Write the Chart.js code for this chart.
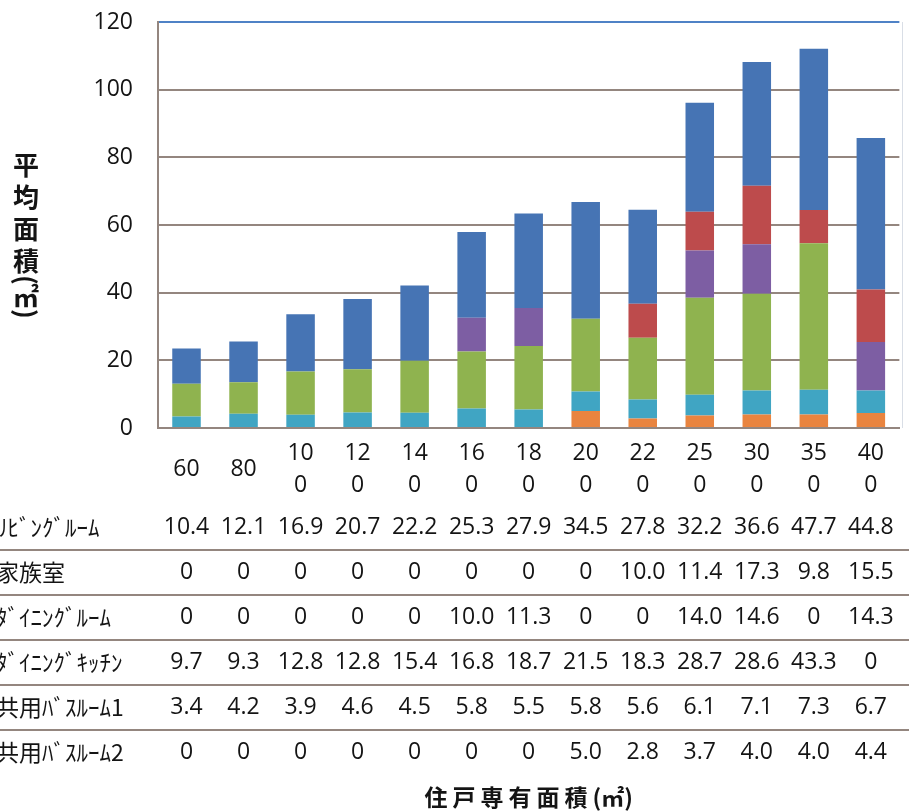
<!DOCTYPE html>
<html lang="ja">
<head>
<meta charset="utf-8">
<title>住戸専有面積別 平均面積</title>
<script src="https://cdn.jsdelivr.net/npm/chart.js@4/dist/chart.umd.min.js"></script>
<style>
  html, body { margin: 0; padding: 0; background: #ffffff; }
  canvas { display: block; }
</style>
</head>
<body>
<canvas id="chart" width="909" height="812"></canvas>
<script>
// 住戸専有面積 (㎡)
const categories = ['60', '80', '100', '120', '140', '160', '180', '200', '220', '250', '300', '350', '400'];

// 室ごとの平均面積 (㎡)
const livingRoom   = [10.4, 12.1, 16.9, 20.7, 22.2, 25.3, 27.9, 34.5, 27.8, 32.2, 36.6, 47.7, 44.8];
const familyRoom   = [0, 0, 0, 0, 0, 0, 0, 0, 10.0, 11.4, 17.3, 9.8, 15.5];
const diningRoom   = [0, 0, 0, 0, 0, 10.0, 11.3, 0, 0, 14.0, 14.6, 0, 14.3];
const diningKitchen = [9.7, 9.3, 12.8, 12.8, 15.4, 16.8, 18.7, 21.5, 18.3, 28.7, 28.6, 43.3, 0];
const bathroom1    = [3.4, 4.2, 3.9, 4.6, 4.5, 5.8, 5.5, 5.8, 5.6, 6.1, 7.1, 7.3, 6.7];
const bathroom2    = [0, 0, 0, 0, 0, 0, 0, 5.0, 2.8, 3.7, 4.0, 4.0, 4.4];

const seriesNames = ['ﾘﾋﾞﾝｸﾞﾙｰﾑ', '家族室', 'ﾀﾞｲﾆﾝｸﾞﾙｰﾑ', 'ﾀﾞｲﾆﾝｸﾞｷｯﾁﾝ', '共用ﾊﾞｽﾙｰﾑ1', '共用ﾊﾞｽﾙｰﾑ2'];
const yTicks = [0, 20, 40, 60, 80, 100, 120];
const yTitle = ['平', '均', '面', '積', '(', '㎡', ')'];
const xTitleMain = '住戸専有面積';
const xTitleUnit = '(㎡)';

// colours
const COLORS = {
  living: '#4674b4',
  family: '#bd4b4c',
  dining: '#7d5ea3',
  kitchen: '#8fb34f',
  bath1: '#40a5c3',
  bath2: '#e9843f'
};
const GRID = '#94867f';
const TOP_LINE = '#4f82c6';
const TEXT = '#141414';
const NUM_FONT = '"Open Sans", "Liberation Sans", sans-serif';
const JP_FONT = '"Noto Sans CJK JP", sans-serif';

// rows of the data table, top to bottom
const tableRows = [
  { name: seriesNames[0], values: livingRoom },
  { name: seriesNames[1], values: familyRoom },
  { name: seriesNames[2], values: diningRoom },
  { name: seriesNames[3], values: diningKitchen },
  { name: seriesNames[4], values: bathroom1 },
  { name: seriesNames[5], values: bathroom2 }
];
const ROW0 = 527;   // centre of the first table row
const ROW_H = 45;   // table row pitch

const fmt = v => (v === 0 ? '0' : v.toFixed(1));
const wrapLabel = s => (s.length > 2 ? [s.slice(0, 2), s.slice(2)] : s);

const tableAndTitles = {
  id: 'tableAndTitles',
  afterDraw(chart) {
    const { ctx, chartArea } = chart;
    const xs = chart.scales.x;
    ctx.save();

    // plot-area right edge
    ctx.strokeStyle = '#d9dee6';
    ctx.lineWidth = 1;
    ctx.beginPath();
    ctx.moveTo(902.5, chartArea.top);
    ctx.lineTo(902.5, chartArea.bottom);
    ctx.stroke();

    // row separators
    ctx.strokeStyle = GRID;
    ctx.lineWidth = 2;
    for (let r = 0; r < tableRows.length - 1; r++) {
      const y = Math.round(ROW0 + ROW_H * (r + 0.5));
      ctx.beginPath();
      ctx.moveTo(0, y);
      ctx.lineTo(chart.width, y);
      ctx.stroke();
    }

    // row headers
    ctx.fillStyle = TEXT;
    ctx.textBaseline = 'middle';
    ctx.textAlign = 'left';
    ctx.font = '23px ' + JP_FONT;
    tableRows.forEach((row, r) => ctx.fillText(row.name, -4, ROW0 + ROW_H * r));

    // values
    ctx.textAlign = 'center';
    ctx.font = '23px ' + NUM_FONT;
    tableRows.forEach((row, r) => {
      row.values.forEach((v, i) => {
        ctx.fillText(fmt(v), xs.getPixelForValue(i), ROW0 + ROW_H * r);
      });
    });

    // x-axis title
    ctx.font = 'bold 23px ' + JP_FONT;
    ctx.textAlign = 'left';
    ctx.letterSpacing = '5px';
    const wMain = ctx.measureText(xTitleMain).width;
    ctx.letterSpacing = '0px';
    const wUnit = ctx.measureText(xTitleUnit).width;
    const tx = (chartArea.left + chartArea.right) / 2 - (wMain + wUnit) / 2;
    ctx.letterSpacing = '5px';
    ctx.fillText(xTitleMain, tx, 797);
    ctx.letterSpacing = '0px';
    ctx.fillText(xTitleUnit, tx + wMain, 797);

    // y-axis title, written top to bottom
    ctx.textAlign = 'center';
    ctx.font = 'bold 26px ' + JP_FONT;
    const yPos = [165, 197, 229, 261, 280, 297, 314];
    yTitle.forEach((ch, i) => {
      ctx.save();
      ctx.translate(26, yPos[i]);
      if (ch === '(' || ch === ')') ctx.rotate(Math.PI / 2);
      ctx.fillText(ch, 0, 0);
      ctx.restore();
    });

    ctx.restore();
  }
};

const dataset = (label, data, color) => ({
  label, data,
  backgroundColor: color,
  borderWidth: 0,
  barPercentage: 0.5,
  categoryPercentage: 1.0
});

new Chart(document.getElementById('chart'), {
  type: 'bar',
  data: {
    labels: categories,
    datasets: [
      dataset(seriesNames[5], bathroom2, COLORS.bath2),
      dataset(seriesNames[4], bathroom1, COLORS.bath1),
      dataset(seriesNames[3], diningKitchen, COLORS.kitchen),
      dataset(seriesNames[2], diningRoom, COLORS.dining),
      dataset(seriesNames[1], familyRoom, COLORS.family),
      dataset(seriesNames[0], livingRoom, COLORS.living)
    ]
  },
  options: {
    responsive: false,
    animation: false,
    events: [],
    layout: { padding: { top: 22, right: 0, bottom: 0, left: 0 } },
    plugins: { legend: { display: false }, tooltip: { enabled: false } },
    scales: {
      x: {
        stacked: true,
        grid: { display: false, drawTicks: false },
        border: { display: true, color: GRID, width: 2 },
        ticks: {
          color: TEXT,
          font: { family: NUM_FONT, size: 23, lineHeight: 1.39 },
          padding: 25,
          crossAlign: 'center',
          maxRotation: 0,
          autoSkip: false,
          callback: (v, i) => wrapLabel(categories[i])
        },
        afterFit: s => { s.height = 384; }
      },
      y: {
        stacked: true,
        min: yTicks[0],
        max: yTicks[yTicks.length - 1],
        afterBuildTicks: s => { s.ticks = yTicks.map(v => ({ value: v })); },
        ticks: {
          color: TEXT,
          font: { family: NUM_FONT, size: 23 },
          padding: 25
        },
        grid: {
          color: c => (c.tick && c.tick.value === 120 ? TOP_LINE : GRID),
          lineWidth: 2,
          drawTicks: false
        },
        border: { color: GRID, width: 2 },
        afterFit: s => { s.width = 158; s.paddingTop = 0; s.paddingBottom = 0; }
      }
    }
  },
  plugins: [tableAndTitles]
});
</script>
</body>
</html>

PROBLEM TO WORK ON: Make an exact copy of the lines from the top of the material through the line with "4.0, 4.0, 4.4];", pictures excluded.

THE OUTPUT:
Write the Chart.js code for this chart.
<!DOCTYPE html>
<html lang="ja">
<head>
<meta charset="utf-8">
<title>住戸専有面積別 平均面積</title>
<script src="https://cdn.jsdelivr.net/npm/chart.js@4/dist/chart.umd.min.js"></script>
<style>
  html, body { margin: 0; padding: 0; background: #ffffff; }
  canvas { display: block; }
</style>
</head>
<body>
<canvas id="chart" width="909" height="812"></canvas>
<script>
// 住戸専有面積 (㎡)
const categories = ['60', '80', '100', '120', '140', '160', '180', '200', '220', '250', '300', '350', '400'];

// 室ごとの平均面積 (㎡)
const livingRoom   = [10.4, 12.1, 16.9, 20.7, 22.2, 25.3, 27.9, 34.5, 27.8, 32.2, 36.6, 47.7, 44.8];
const familyRoom   = [0, 0, 0, 0, 0, 0, 0, 0, 10.0, 11.4, 17.3, 9.8, 15.5];
const diningRoom   = [0, 0, 0, 0, 0, 10.0, 11.3, 0, 0, 14.0, 14.6, 0, 14.3];
const diningKitchen = [9.7, 9.3, 12.8, 12.8, 15.4, 16.8, 18.7, 21.5, 18.3, 28.7, 28.6, 43.3, 0];
const bathroom1    = [3.4, 4.2, 3.9, 4.6, 4.5, 5.8, 5.5, 5.8, 5.6, 6.1, 7.1, 7.3, 6.7];
const bathroom2    = [0, 0, 0, 0, 0, 0, 0, 5.0, 2.8, 3.7, 4.0, 4.0, 4.4];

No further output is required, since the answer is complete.